Re: Czyszczenie przepustnicy a adaptacja

: 04 maja 2011, 16:13
autor: ragiern
Powiem Wam, że przed chwilą wróciłem z garażu, gdzie czyściściłem przepustnicę. Wbrew moim obawom po ponownym jej zamontowaniu okazało się, że adaptacja wcale nie musi być robiona. Obroty trzymają się równiutko we właściwym zakresie, a silnik odpowiednio reaguje na przyciśnięcia pedału gazu. :)

Re: Czyszczenie przepustnicy a adaptacja

: 04 maja 2011, 16:18
autor: paffcio
ragiern
a nie mowilem xD

Re: Czyszczenie przepustnicy a adaptacja

: 04 maja 2011, 16:24
autor: ragiern
Miałeś rację! ;)
Mimo wszystko chyba jednak podjadę podpiąć Polówkę kontrolnie pod VAG-a, bo w międzyczasie się okazało, że mój kumpel właśnie zakupił kabel.
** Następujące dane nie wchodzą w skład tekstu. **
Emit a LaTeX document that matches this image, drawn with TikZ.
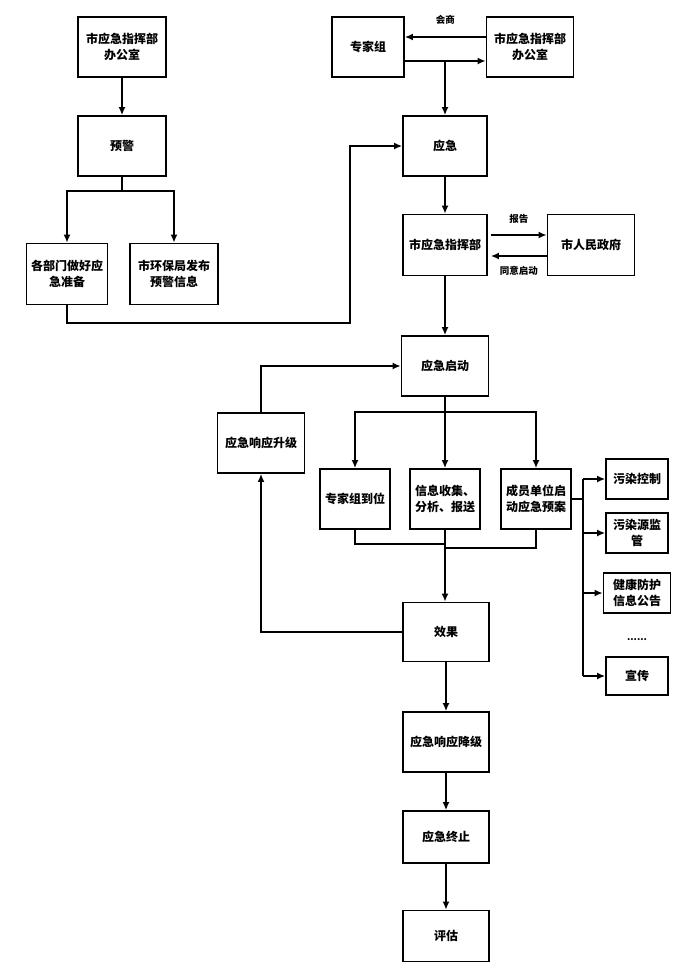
\documentclass[tikz,border=0pt]{standalone}
\usepackage{fontspec}
\setmainfont{Noto Sans CJK SC}
\usetikzlibrary{arrows.meta,positioning}
\tikzstyle{box} = [rectangle, draw, line width=1.7pt, minimum width=86pt, minimum height=60pt, inner sep=2pt, align=center, font=\bfseries\fontsize{12}{16}\selectfont]
\tikzstyle{small} = [box, minimum width=62pt, minimum height=40pt]
\tikzstyle{lbl} = [font=\bfseries\fontsize{9.5}{11}\selectfont]
\tikzstyle{arrow} = [line width=1.7pt,->,>={Latex[length=8pt,width=7pt]}]
\tikzstyle{line} = [line width=1.7pt]

\begin{document}
\begin{tikzpicture}[x=1pt, y=-1pt]
    \useasboundingbox (0,0) rectangle (700,970);

    % Warning branch
    \node[box, minimum width=88pt] (office1) at (122,47) {市应急指挥部\\办公室};
    \node[box, minimum width=88pt] (yujing) at (122,146) {预警};
    \node[box, minimum width=81pt, minimum height=61pt] (gebumen) at (67,274) {各部门做好应\\急准备};
    \node[box, minimum width=88pt, minimum height=61pt] (huanbao) at (174,274) {市环保局发布\\预警信息};

    % Command branch
    \node[box, minimum width=72pt] (zhuanjia) at (368,47) {专家组};
    \node[box, minimum width=87pt] (office2) at (530,47) {市应急指挥部\\办公室};
    \node[box, minimum width=84pt] (yingji) at (445,146) {应急};
    \node[box, minimum width=84pt, minimum height=61pt] (zhihuibu) at (445,245) {市应急指挥部};
    \node[box, minimum width=87pt, minimum height=61pt] (zhengfu) at (591,245) {市人民政府};

    % Response
    \node[box, minimum width=87pt] (qidong) at (445,366) {应急启动};
    \node[box, minimum width=87pt] (shengji) at (261,443) {应急响应升级};
    \node[box, minimum width=70pt] (daowei) at (355,499) {专家组到位};
    \node[box, minimum width=70pt] (xinxi) at (445,499) {信息收集、\\分析、报送};
    \node[box, minimum width=70pt] (chengyuan) at (536,499) {成员单位启\\动应急预案};
    \node[box, minimum height=59pt] (xiaoguo) at (446,632) {效果};
    \node[box] (jiangji) at (446,742) {应急响应降级};
    \node[box, minimum height=52pt] (zhongzhi) at (446,837) {应急终止};
    \node[box, minimum height=51pt] (pinggu) at (446,936) {评估};

    % Measures
    \node[small] (kongzhi) at (637,479) {污染控制};
    \node[small] (jianguan) at (637,533) {污染源监\\管};
    \node[small, minimum width=67pt] (gonggao) at (637,593) {健康防护\\信息公告};
    \node[lbl] (dots) at (637,640) {......};
    \node[small, minimum height=38pt] (xuanchuan) at (637,676) {宣传};
    \coordinate (bus) at (583,499);
    \coordinate (back) at (350,323);
    \coordinate (huishang) at ([yshift=-14pt]zhuanjia.east);

    % Arrows
    \draw[arrow] (office1) -- (yujing);
    \draw[arrow] (yujing.south) -- ++(0,14) -| (gebumen.north);
    \draw[arrow] (yujing.south) -- ++(0,14) -| (huanbao.north);
    \draw[arrow] (gebumen.south) |- (back) |- (yingji.west);

    \draw[arrow] ([yshift=10pt]office2.west) -- node[lbl, above=8pt] {会商} ([yshift=10pt]zhuanjia.east);
    \draw[arrow] (huishang) -- ([yshift=-14pt]office2.west);
    \draw[arrow] (yingji.north |- huishang) -- (yingji.north);
    \draw[arrow] (yingji) -- (zhihuibu);
    \draw[arrow] ([yshift=10pt]zhihuibu.east) ++(3,0) -- node[lbl, above=7pt] {报告} ([yshift=10pt]zhengfu.west);
    \draw[arrow] ([yshift=-11pt]zhengfu.west) -- node[lbl, below=6pt] {同意启动} ([yshift=-11pt,xshift=3pt]zhihuibu.east);
    \draw[arrow] (zhihuibu) -- (qidong);

    \draw[arrow] (shengji.north) |- (qidong.west);
    \draw[arrow] (qidong.south) -- ++(0,15) -| (daowei.north);
    \draw[arrow] (qidong.south) -- ++(0,15) -| (chengyuan.north);
    \draw[arrow] (qidong) -- (xinxi);
    \draw[line] (daowei.south) -- ++(0,14) -| (xinxi.south);
    \draw[line] (chengyuan.south) -- ++(0,18) -| (xinxi.south);
    \draw[arrow] (xinxi.south) -- (xinxi.south |- xiaoguo.north);
    \draw[arrow] (xiaoguo.west) -| (shengji.south);
    \draw[arrow] (xiaoguo) -- (jiangji);
    \draw[arrow] (jiangji) -- (zhongzhi);
    \draw[arrow] (zhongzhi) -- (pinggu);

    \draw[line] (chengyuan.east) -- (bus);
    \draw[line] (bus |- kongzhi.west) -- (bus |- xuanchuan.west);
    \foreach \n in {kongzhi, jianguan, gonggao, xuanchuan}
        \draw[arrow] (bus |- \n.west) -- (\n.west);
\end{tikzpicture}
\end{document}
Być może wyskoczą jakieś dziwne błędy, o których nie wiem. :)

Re: Czyszczenie przepustnicy a adaptacja

: 04 maja 2011, 16:27
autor: Kon.radek
Nie chodzi o to, że nie trzyma obrotów. W moim w tej chwili po wciśnięciu sprzęgła obroty lecą w górę by po sekundzie opaść. Zwróć na to uwagę.

Re: Czyszczenie przepustnicy a adaptacja

: 05 maja 2011, 14:35
autor: Sanchez
w moim AEX była potrzeba adaptacja, słabo reagował na pedał gazu, szczególnie puszczenie - zawieszał się

Re: Czyszczenie przepustnicy a adaptacja

: 05 maja 2011, 22:28
autor: czaja
Raz trzeba, raz nie. zależy to od wielu czynników. Ale nigdy nie zaszkodzi adaptacja.